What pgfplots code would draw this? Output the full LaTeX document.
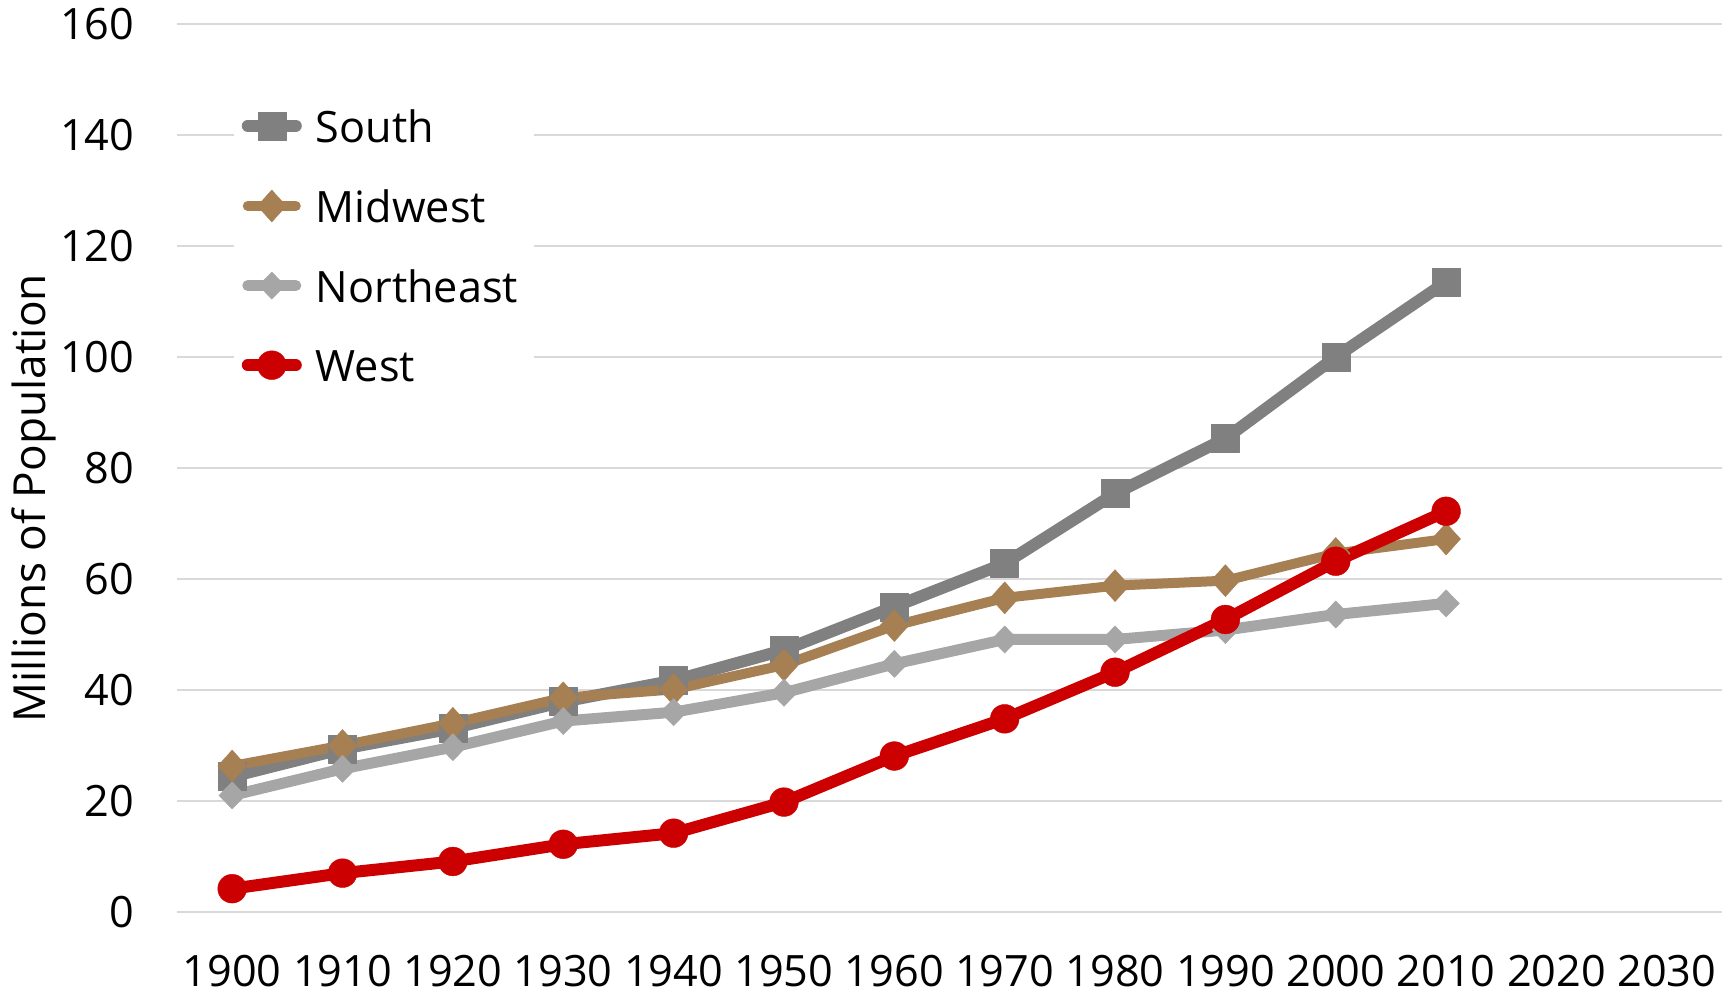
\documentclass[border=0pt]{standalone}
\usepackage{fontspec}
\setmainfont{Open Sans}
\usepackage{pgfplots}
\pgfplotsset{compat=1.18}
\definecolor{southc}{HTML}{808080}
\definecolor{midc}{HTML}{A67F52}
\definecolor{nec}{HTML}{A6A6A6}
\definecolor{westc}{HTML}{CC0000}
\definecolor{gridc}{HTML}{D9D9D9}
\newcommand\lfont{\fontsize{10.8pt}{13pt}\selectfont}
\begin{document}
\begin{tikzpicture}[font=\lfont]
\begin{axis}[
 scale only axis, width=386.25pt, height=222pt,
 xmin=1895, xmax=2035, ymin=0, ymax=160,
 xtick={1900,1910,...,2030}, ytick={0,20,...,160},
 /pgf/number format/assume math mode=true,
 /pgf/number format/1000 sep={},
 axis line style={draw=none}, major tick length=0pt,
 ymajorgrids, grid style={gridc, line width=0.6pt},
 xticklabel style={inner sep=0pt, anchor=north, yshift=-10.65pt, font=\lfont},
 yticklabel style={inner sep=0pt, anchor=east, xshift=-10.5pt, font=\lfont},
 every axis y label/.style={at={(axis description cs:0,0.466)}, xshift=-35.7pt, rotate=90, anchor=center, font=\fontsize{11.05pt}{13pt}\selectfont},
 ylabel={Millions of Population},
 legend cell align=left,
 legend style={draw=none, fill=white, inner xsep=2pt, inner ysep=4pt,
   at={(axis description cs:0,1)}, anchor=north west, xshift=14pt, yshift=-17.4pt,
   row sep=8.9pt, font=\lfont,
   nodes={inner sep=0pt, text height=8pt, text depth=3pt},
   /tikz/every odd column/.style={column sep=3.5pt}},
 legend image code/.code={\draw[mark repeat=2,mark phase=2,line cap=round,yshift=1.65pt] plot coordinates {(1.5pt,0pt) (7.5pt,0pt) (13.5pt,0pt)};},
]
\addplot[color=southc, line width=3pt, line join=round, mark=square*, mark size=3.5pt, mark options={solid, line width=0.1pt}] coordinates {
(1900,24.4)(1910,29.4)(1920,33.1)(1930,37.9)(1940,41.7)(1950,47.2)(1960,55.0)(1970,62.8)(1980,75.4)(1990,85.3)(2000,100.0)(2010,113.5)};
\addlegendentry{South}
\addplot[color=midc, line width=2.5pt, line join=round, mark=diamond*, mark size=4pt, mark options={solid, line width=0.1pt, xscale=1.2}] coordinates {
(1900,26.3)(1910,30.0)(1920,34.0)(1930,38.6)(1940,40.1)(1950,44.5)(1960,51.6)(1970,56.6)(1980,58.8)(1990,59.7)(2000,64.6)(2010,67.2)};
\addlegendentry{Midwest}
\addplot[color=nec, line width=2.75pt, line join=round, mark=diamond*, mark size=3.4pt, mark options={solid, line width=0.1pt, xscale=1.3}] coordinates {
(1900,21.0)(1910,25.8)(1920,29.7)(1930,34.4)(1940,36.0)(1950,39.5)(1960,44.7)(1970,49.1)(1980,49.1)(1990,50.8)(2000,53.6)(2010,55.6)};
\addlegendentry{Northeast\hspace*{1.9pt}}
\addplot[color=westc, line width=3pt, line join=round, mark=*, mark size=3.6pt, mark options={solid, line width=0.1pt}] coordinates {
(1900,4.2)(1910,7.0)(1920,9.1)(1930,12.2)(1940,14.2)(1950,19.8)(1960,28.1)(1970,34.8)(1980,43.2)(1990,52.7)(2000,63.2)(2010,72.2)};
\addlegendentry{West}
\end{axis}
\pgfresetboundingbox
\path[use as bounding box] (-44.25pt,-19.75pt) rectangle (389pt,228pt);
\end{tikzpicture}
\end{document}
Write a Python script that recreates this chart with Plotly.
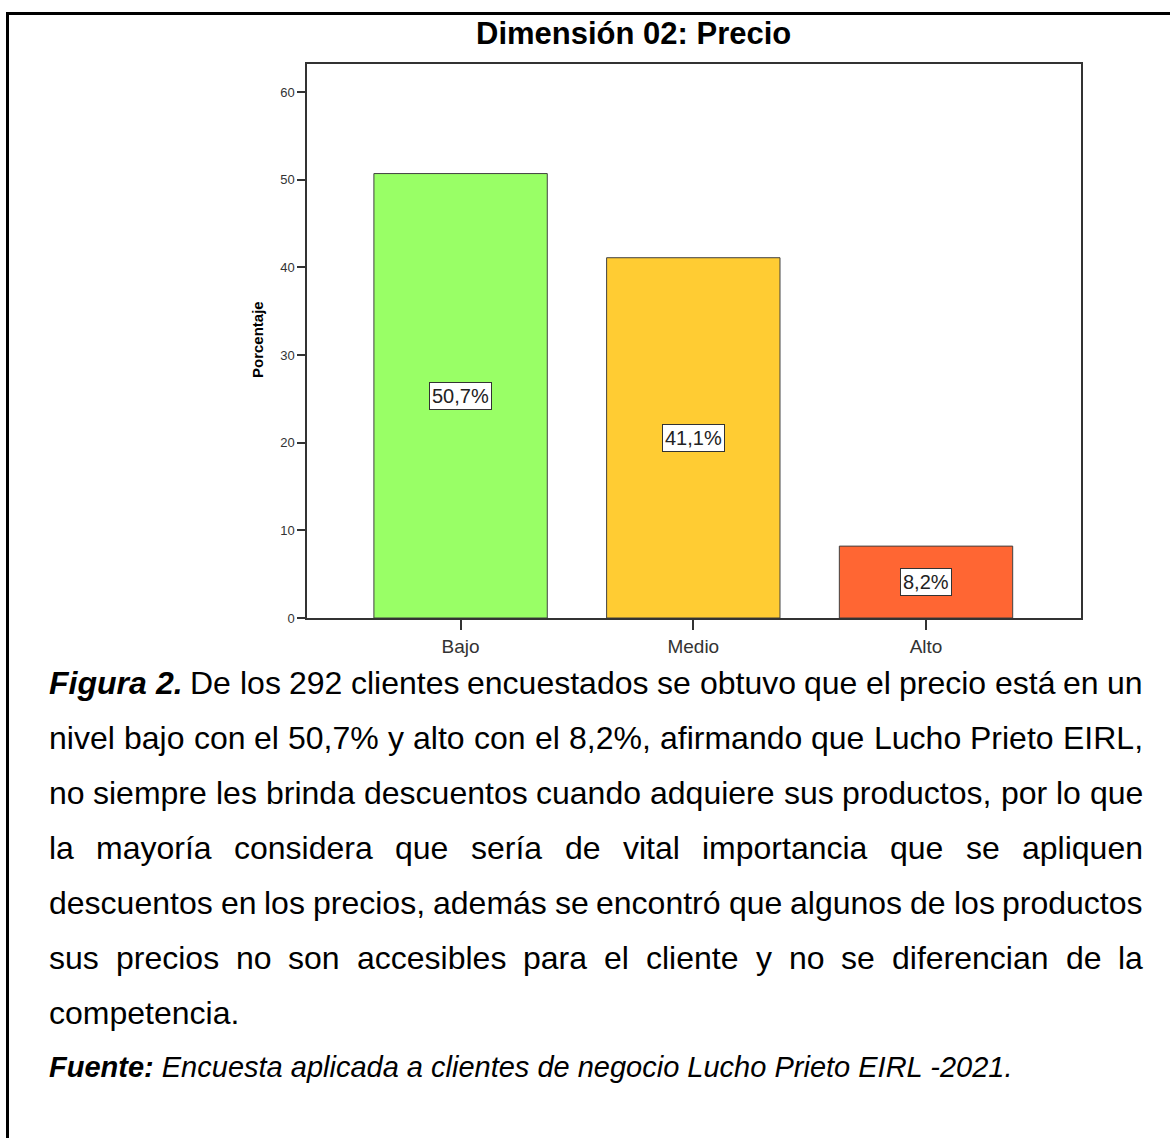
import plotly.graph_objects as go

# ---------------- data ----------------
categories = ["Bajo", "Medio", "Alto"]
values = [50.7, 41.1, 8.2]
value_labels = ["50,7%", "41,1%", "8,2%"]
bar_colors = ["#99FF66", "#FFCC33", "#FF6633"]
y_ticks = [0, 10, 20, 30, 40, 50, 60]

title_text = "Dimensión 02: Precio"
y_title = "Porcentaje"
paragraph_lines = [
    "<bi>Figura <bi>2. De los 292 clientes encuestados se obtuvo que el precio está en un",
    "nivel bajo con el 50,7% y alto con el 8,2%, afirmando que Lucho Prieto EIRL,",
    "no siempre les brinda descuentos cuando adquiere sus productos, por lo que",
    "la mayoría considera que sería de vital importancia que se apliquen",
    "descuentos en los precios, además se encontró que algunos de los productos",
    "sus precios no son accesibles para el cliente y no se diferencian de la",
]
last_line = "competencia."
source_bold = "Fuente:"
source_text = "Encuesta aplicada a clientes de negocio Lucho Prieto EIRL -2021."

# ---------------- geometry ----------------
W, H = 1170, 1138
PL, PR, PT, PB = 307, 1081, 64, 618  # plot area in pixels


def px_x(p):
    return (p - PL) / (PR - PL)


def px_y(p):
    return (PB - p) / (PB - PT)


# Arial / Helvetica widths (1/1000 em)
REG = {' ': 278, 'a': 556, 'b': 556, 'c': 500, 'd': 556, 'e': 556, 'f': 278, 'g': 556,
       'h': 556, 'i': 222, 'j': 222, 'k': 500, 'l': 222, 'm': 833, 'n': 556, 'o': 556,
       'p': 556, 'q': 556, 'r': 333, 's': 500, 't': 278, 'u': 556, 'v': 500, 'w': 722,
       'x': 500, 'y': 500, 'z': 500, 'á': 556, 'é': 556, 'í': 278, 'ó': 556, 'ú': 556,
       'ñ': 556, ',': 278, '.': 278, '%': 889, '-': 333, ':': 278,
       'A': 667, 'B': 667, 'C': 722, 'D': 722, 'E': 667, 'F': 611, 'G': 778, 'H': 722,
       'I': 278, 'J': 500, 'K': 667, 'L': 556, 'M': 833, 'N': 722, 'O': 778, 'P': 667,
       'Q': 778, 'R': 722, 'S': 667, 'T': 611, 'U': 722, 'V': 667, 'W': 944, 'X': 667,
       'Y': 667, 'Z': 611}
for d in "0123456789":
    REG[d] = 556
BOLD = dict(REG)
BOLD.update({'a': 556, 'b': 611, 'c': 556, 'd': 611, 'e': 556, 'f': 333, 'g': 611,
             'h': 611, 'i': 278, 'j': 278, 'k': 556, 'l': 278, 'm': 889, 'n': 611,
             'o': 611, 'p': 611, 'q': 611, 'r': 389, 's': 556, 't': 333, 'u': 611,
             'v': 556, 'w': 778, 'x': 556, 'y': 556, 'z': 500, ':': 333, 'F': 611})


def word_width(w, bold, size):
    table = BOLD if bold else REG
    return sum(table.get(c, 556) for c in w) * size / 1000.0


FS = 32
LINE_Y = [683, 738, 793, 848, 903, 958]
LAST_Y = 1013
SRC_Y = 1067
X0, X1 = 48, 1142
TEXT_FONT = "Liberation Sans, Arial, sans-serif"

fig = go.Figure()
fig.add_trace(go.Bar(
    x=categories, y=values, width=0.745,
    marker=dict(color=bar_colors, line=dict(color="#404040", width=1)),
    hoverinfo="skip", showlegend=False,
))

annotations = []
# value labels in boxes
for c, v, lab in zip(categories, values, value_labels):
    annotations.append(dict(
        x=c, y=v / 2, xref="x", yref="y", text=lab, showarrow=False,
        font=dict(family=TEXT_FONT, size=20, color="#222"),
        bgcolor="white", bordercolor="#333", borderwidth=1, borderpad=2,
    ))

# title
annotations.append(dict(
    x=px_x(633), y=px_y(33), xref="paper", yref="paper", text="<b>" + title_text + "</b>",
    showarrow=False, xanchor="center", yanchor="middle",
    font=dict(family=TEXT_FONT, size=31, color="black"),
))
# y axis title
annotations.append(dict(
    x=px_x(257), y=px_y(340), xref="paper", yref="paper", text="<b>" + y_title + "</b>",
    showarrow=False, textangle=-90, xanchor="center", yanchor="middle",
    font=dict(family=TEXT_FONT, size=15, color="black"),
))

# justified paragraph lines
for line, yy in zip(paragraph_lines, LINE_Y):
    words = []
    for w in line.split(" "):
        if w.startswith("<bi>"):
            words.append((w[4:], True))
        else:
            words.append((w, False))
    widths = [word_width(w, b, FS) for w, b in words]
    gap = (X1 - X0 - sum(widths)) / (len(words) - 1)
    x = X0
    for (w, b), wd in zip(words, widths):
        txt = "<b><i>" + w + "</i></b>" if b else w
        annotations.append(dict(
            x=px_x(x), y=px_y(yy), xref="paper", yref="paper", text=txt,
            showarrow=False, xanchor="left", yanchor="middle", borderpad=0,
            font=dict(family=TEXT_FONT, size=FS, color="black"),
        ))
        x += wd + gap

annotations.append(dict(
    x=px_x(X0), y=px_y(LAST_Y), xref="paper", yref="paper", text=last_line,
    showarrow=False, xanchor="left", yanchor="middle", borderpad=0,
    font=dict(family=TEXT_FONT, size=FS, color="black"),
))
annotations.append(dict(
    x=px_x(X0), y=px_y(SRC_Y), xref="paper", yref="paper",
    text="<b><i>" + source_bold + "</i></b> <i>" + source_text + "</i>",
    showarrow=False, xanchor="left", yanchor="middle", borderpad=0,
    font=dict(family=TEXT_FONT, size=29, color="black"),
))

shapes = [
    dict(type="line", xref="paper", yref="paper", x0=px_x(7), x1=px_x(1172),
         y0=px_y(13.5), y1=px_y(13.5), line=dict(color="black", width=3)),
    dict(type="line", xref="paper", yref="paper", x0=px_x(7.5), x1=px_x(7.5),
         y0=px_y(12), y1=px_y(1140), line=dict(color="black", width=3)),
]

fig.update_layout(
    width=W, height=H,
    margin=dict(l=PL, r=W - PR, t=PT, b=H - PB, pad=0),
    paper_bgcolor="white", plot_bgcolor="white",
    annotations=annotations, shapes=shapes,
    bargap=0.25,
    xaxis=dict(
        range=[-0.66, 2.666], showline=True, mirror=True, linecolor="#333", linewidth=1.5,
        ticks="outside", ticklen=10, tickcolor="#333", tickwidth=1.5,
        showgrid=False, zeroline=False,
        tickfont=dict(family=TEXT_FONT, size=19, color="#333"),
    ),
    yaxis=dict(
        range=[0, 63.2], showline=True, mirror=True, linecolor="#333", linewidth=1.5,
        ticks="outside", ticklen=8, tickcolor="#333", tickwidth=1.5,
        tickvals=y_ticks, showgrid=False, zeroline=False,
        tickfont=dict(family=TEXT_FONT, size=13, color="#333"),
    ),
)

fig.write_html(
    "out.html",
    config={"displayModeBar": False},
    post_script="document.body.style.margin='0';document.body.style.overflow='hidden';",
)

### Short exercise
Starting at the line with "Write a Python" and ending at the line with "y_ticks = [0, 10, 20, 30, 40, 50, 60]", copy each line exactly, both ends included. Do not copy the pictures.

### Response
Write a Python script that recreates this chart with Plotly.
import plotly.graph_objects as go

# ---------------- data ----------------
categories = ["Bajo", "Medio", "Alto"]
values = [50.7, 41.1, 8.2]
value_labels = ["50,7%", "41,1%", "8,2%"]
bar_colors = ["#99FF66", "#FFCC33", "#FF6633"]
y_ticks = [0, 10, 20, 30, 40, 50, 60]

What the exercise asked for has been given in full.